— Source excerpt —
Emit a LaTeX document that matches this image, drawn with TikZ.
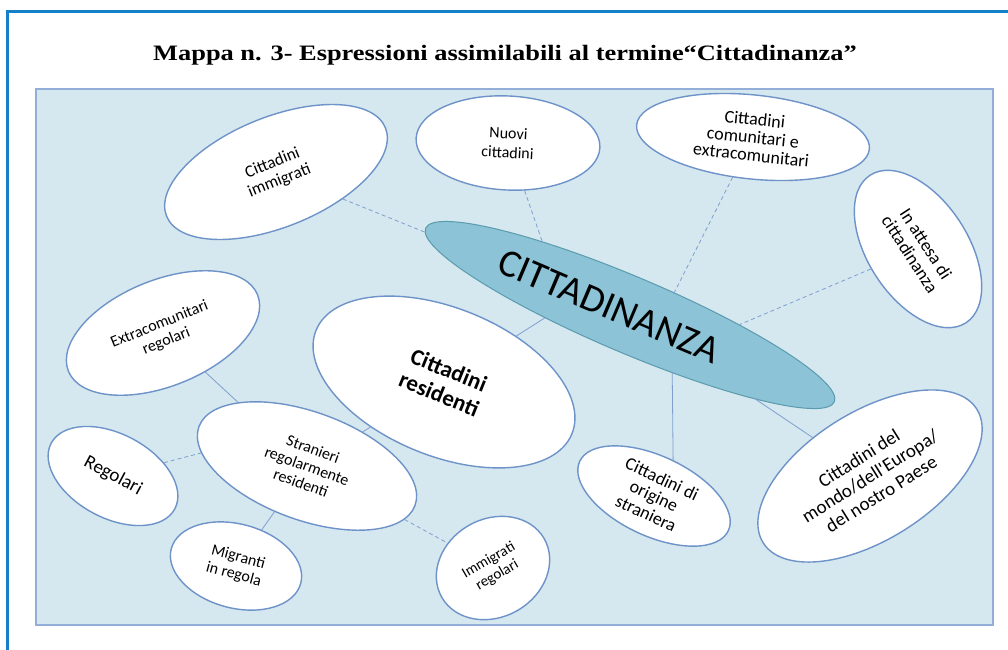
\documentclass[tikz,border=0pt]{standalone}
\usepackage{fontspec}
\setmainfont{Liberation Serif}
\newfontfamily\calibri{Carlito}
\usetikzlibrary{shapes.geometric}

\definecolor{frameblue}{HTML}{1580C8}
\definecolor{panelfill}{HTML}{D5E7EF}
\definecolor{paneldraw}{HTML}{93AFD9}
\definecolor{bubbledraw}{HTML}{6E93C8}
\definecolor{corefill}{HTML}{8CC3D6}
\definecolor{coredraw}{HTML}{5B9BAE}
\definecolor{linkblue}{HTML}{7E9FD0}

\begin{document}
\begin{tikzpicture}[x=1pt, y=-1pt,
    bubble/.style={ellipse, draw=bubbledraw, fill=white, line width=1.4pt,
        inner sep=-14pt, align=center, font=\calibri\fontsize{17}{19}\selectfont},
    core/.style={ellipse, draw=coredraw, fill=corefill, line width=1pt,
        inner sep=-10pt, font=\calibri\fontsize{39}{41}\selectfont},
    link/.style={draw=linkblue, line width=0.8pt},
    dlink/.style={link, dashed, dash pattern=on 4pt off 3pt}]
	\useasboundingbox (0,0) rectangle (1008,649);
	\draw[frameblue, line width=3pt] (7,11) rectangle (1030,680);
	\node (title) at (505,55) {\scalebox{1.2}[1]{\bfseries\fontsize{22}{24}\selectfont Mappa n. 3- Espressioni assimilabili al termine“Cittadinanza”}};
	\draw[fill=panelfill, draw=paneldraw, line width=2.5pt] (36,89) rectangle (993,625);
	
	\node (cit) [core, minimum width=444, minimum height=76, rotate=-23] at (630,315) {CITTADINANZA\hspace*{45pt}};
	
	\node (imm) [bubble, minimum width=236, minimum height=110, rotate=22] at (276,172) {Cittadini\\immigrati};
	\node (nuovi) [bubble, minimum width=184, minimum height=94, rotate=-3, font=\calibri\fontsize{16}{19}\selectfont] at (508,143) {Nuovi\\cittadini};
	\node (comun) [bubble, minimum width=234, minimum height=84, rotate=-6, font=\calibri\fontsize{18}{18}\selectfont] at (753,137) {Cittadini\\comunitari e\\extracomunitari};
	\node (attesa) [bubble, minimum width=176, minimum height=100, rotate=-57, font=\calibri\fontsize{18}{19}\selectfont] at (918,249) {In attesa di\\cittadinanza};
	\node (extra) [bubble, minimum width=204, minimum height=106, rotate=22, font=\calibri\fontsize{16}{18}\selectfont] at (163,333) {Extracomunitari\\regolari};
	\node (resid) [bubble, minimum width=276, minimum height=148, rotate=-22, font=\calibri\bfseries\fontsize{23}{26}\selectfont] at (444,382) {Cittadini\\residenti};
	\node (stran) [bubble, minimum width=230, minimum height=108, rotate=-20, font=\calibri\fontsize{16}{18}\selectfont] at (307,466) {Stranieri\\regolarmente\\residenti};
	\node (regol) [bubble, minimum width=140, minimum height=84, rotate=-28, font=\calibri\fontsize{19}{21}\selectfont] at (113,476) {Regolari};
	\node (migr) [bubble, minimum width=134, minimum height=84, rotate=-15, font=\calibri\fontsize{16}{18}\selectfont] at (236,566) {Migranti\\in regola};
	\node (immreg) [bubble, minimum width=118, minimum height=98, rotate=30, font=\calibri\fontsize{15}{17}\selectfont] at (493,568) {Immigrati\\regolari};
	\node (origine) [bubble, minimum width=164, minimum height=80, rotate=-25, font=\calibri\fontsize{18}{19}\selectfont] at (654,496) {Cittadini di\\origine\\straniera};
	\node (mondo) [bubble, minimum width=252, minimum height=128, rotate=32, font=\calibri\fontsize{19}{21}\selectfont] at (870,476) {Cittadini del\\mondo/dell'Europa/\\del nostro Paese};
	
	\draw[dlink] (imm) -- (cit);
	\draw[dlink] (nuovi) -- (cit.163);
	\draw[dlink] (comun) -- (cit.50);
	\draw[dlink] (attesa) -- (cit.18);
	\draw[link] (resid) -- (cit.205);
	\draw[link] (cit) -- (mondo);
	\draw[link] (cit.329) -- (origine.87);
	\draw[link] (extra) -- (stran);
	\draw[dlink] (regol) -- (stran.193);
	\draw[link] (stran) -- (resid);
	\draw[link] (stran) -- (migr);
	\draw[dlink] (stran) -- (immreg);
\end{tikzpicture}
\end{document}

— Problem to solve —
Every line of the material is to be quoted exactly, with no pictures carried over.

— Worked answer —
Emit a LaTeX document that matches this image, drawn with TikZ.
\documentclass[tikz,border=0pt]{standalone}
\usepackage{fontspec}
\setmainfont{Liberation Serif}
\newfontfamily\calibri{Carlito}
\usetikzlibrary{shapes.geometric}

\definecolor{frameblue}{HTML}{1580C8}
\definecolor{panelfill}{HTML}{D5E7EF}
\definecolor{paneldraw}{HTML}{93AFD9}
\definecolor{bubbledraw}{HTML}{6E93C8}
\definecolor{corefill}{HTML}{8CC3D6}
\definecolor{coredraw}{HTML}{5B9BAE}
\definecolor{linkblue}{HTML}{7E9FD0}

\begin{document}
\begin{tikzpicture}[x=1pt, y=-1pt,
    bubble/.style={ellipse, draw=bubbledraw, fill=white, line width=1.4pt,
        inner sep=-14pt, align=center, font=\calibri\fontsize{17}{19}\selectfont},
    core/.style={ellipse, draw=coredraw, fill=corefill, line width=1pt,
        inner sep=-10pt, font=\calibri\fontsize{39}{41}\selectfont},
    link/.style={draw=linkblue, line width=0.8pt},
    dlink/.style={link, dashed, dash pattern=on 4pt off 3pt}]
	\useasboundingbox (0,0) rectangle (1008,649);
	\draw[frameblue, line width=3pt] (7,11) rectangle (1030,680);
	\node (title) at (505,55) {\scalebox{1.2}[1]{\bfseries\fontsize{22}{24}\selectfont Mappa n. 3- Espressioni assimilabili al termine“Cittadinanza”}};
	\draw[fill=panelfill, draw=paneldraw, line width=2.5pt] (36,89) rectangle (993,625);
	
	\node (cit) [core, minimum width=444, minimum height=76, rotate=-23] at (630,315) {CITTADINANZA\hspace*{45pt}};
	
	\node (imm) [bubble, minimum width=236, minimum height=110, rotate=22] at (276,172) {Cittadini\\immigrati};
	\node (nuovi) [bubble, minimum width=184, minimum height=94, rotate=-3, font=\calibri\fontsize{16}{19}\selectfont] at (508,143) {Nuovi\\cittadini};
	\node (comun) [bubble, minimum width=234, minimum height=84, rotate=-6, font=\calibri\fontsize{18}{18}\selectfont] at (753,137) {Cittadini\\comunitari e\\extracomunitari};
	\node (attesa) [bubble, minimum width=176, minimum height=100, rotate=-57, font=\calibri\fontsize{18}{19}\selectfont] at (918,249) {In attesa di\\cittadinanza};
	\node (extra) [bubble, minimum width=204, minimum height=106, rotate=22, font=\calibri\fontsize{16}{18}\selectfont] at (163,333) {Extracomunitari\\regolari};
	\node (resid) [bubble, minimum width=276, minimum height=148, rotate=-22, font=\calibri\bfseries\fontsize{23}{26}\selectfont] at (444,382) {Cittadini\\residenti};
	\node (stran) [bubble, minimum width=230, minimum height=108, rotate=-20, font=\calibri\fontsize{16}{18}\selectfont] at (307,466) {Stranieri\\regolarmente\\residenti};
	\node (regol) [bubble, minimum width=140, minimum height=84, rotate=-28, font=\calibri\fontsize{19}{21}\selectfont] at (113,476) {Regolari};
	\node (migr) [bubble, minimum width=134, minimum height=84, rotate=-15, font=\calibri\fontsize{16}{18}\selectfont] at (236,566) {Migranti\\in regola};
	\node (immreg) [bubble, minimum width=118, minimum height=98, rotate=30, font=\calibri\fontsize{15}{17}\selectfont] at (493,568) {Immigrati\\regolari};
	\node (origine) [bubble, minimum width=164, minimum height=80, rotate=-25, font=\calibri\fontsize{18}{19}\selectfont] at (654,496) {Cittadini di\\origine\\straniera};
	\node (mondo) [bubble, minimum width=252, minimum height=128, rotate=32, font=\calibri\fontsize{19}{21}\selectfont] at (870,476) {Cittadini del\\mondo/dell'Europa/\\del nostro Paese};
	
	\draw[dlink] (imm) -- (cit);
	\draw[dlink] (nuovi) -- (cit.163);
	\draw[dlink] (comun) -- (cit.50);
	\draw[dlink] (attesa) -- (cit.18);
	\draw[link] (resid) -- (cit.205);
	\draw[link] (cit) -- (mondo);
	\draw[link] (cit.329) -- (origine.87);
	\draw[link] (extra) -- (stran);
	\draw[dlink] (regol) -- (stran.193);
	\draw[link] (stran) -- (resid);
	\draw[link] (stran) -- (migr);
	\draw[dlink] (stran) -- (immreg);
\end{tikzpicture}
\end{document}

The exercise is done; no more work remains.